Наконец я выловил коровьего педикюрщика, он с утречка приехал, и мы взялись за дело. Через несколько часов, когда мы зашли в дом выпить кофе, позвонила Креветка. Я закрыл дверь на кухню, приготовившись говорить вещи, не предназначенные для ушей мастера. Но оказалось, она звонит не болтать по телефону.
— Мне нужно приехать и срочно с тобой поговорить! — сквозь слезы выдавила она. — Когда следующий автобус?
У меня по хребту побежали мурашки. Видно, настал решающий час. Теперь она выложит все, что думает, и расплюется со мной, после чего мне останется посвящать свои дни исключительно копытам голландок. Жизнь снова потечет под девизом: «Труба зовет везти свой воз — без отдыху и сроку».

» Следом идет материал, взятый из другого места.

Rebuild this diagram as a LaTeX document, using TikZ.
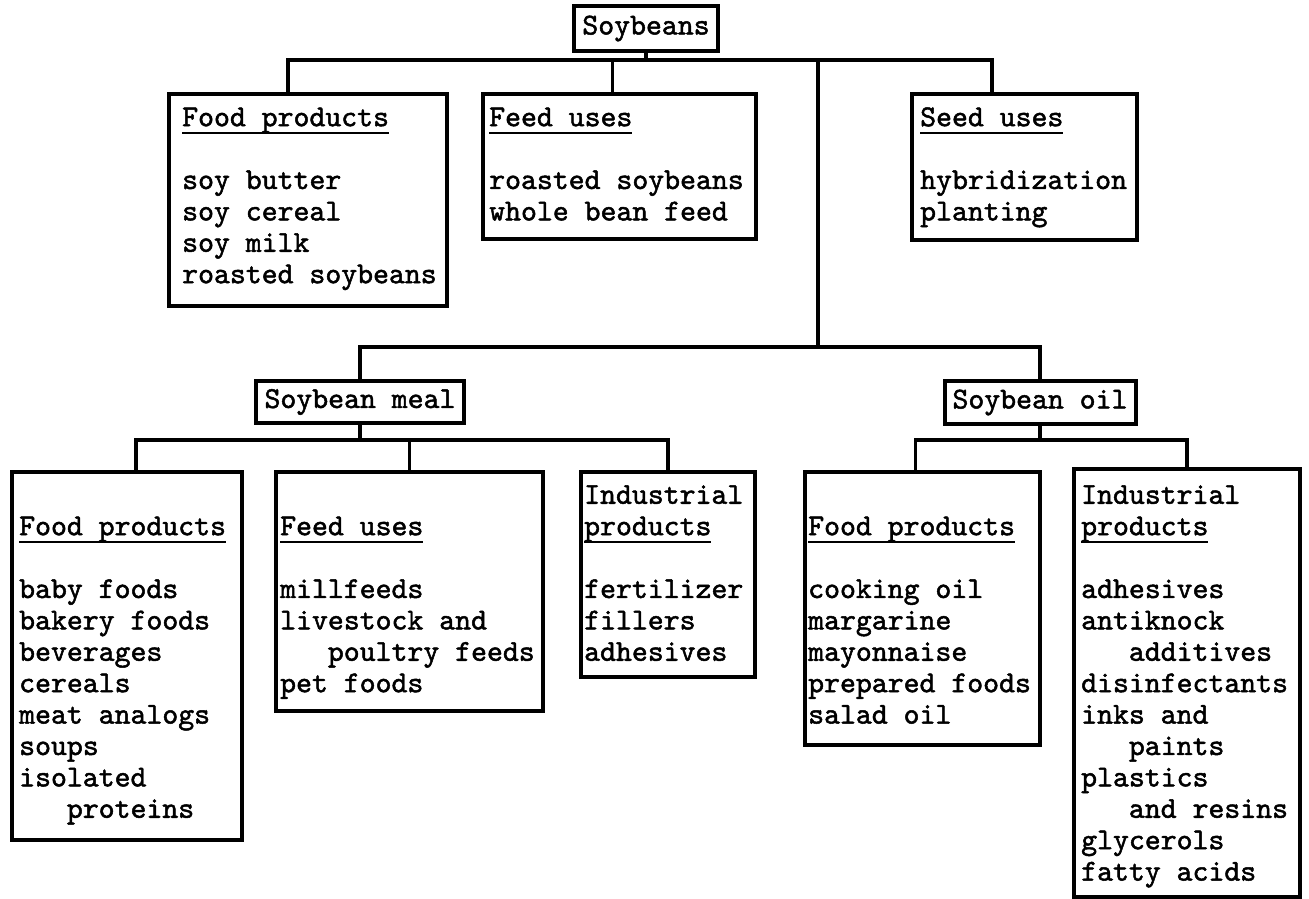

Раз уж я стою в прихожей перед зеркалом, не мешает поглядеть на себя. Замызганная вязаная шапка, когда-то оранжевая с коричневым. Из-под нее торчат похожие на рваную паклю волосы, незаметно для меня сильно поредевшие. Неужели это я? Когда я в последний раз смотрелся в зеркало? И ей еще не лень тащиться сюда, чтобы лично поставить меня в известность о разрыве? Клевая девка!
Я безучастно сообщил ей расписание и поволокся заканчивать с копытами. Потом была дойка, и только я собрался возить силос, как появилась Креветка: руки в карманах, берет с грибами надвинут по самые брови. Она осторожно влезла на возвышение, куда подаются корма, и двинулась с дальнего конца хлева ко мне, шарахаясь в сторону, стоило какой-нибудь корове мотнуть головой. Я поставил тачку и ждал Креветку на месте — сам весь напряженный, как натянутый лук.
Она подошла… и обняла меня, прижалась щекой к грязному комбинезону.
— Ты такой обычный и нормальный. И на тебе кошмарная шапка! — сказала она.
Но тон ее ни капельки не соответствовал словам. Казалось, она произнесла: «Слышишь, любимый? Это звучит наша песня!»
Голову даю на отсечение, в коровнике мгновенно посветлело. Так бывает летом, когда выключишь сеносушилку и лампочки вдруг вспыхнут куда ярче прежнего. И ты задним числом понимаешь: вот как, оказывается, может быть светло!
Нет, она приехала не порвать со мной.
Мы пошли в дом, заварили чай и достали из морозилки то, что осталось от булочек с корицей, которые я купил для копытных дел мастера. И Креветка рассказала про свою сотрудницу, отказавшуюся участвовать в свистопляске жизни.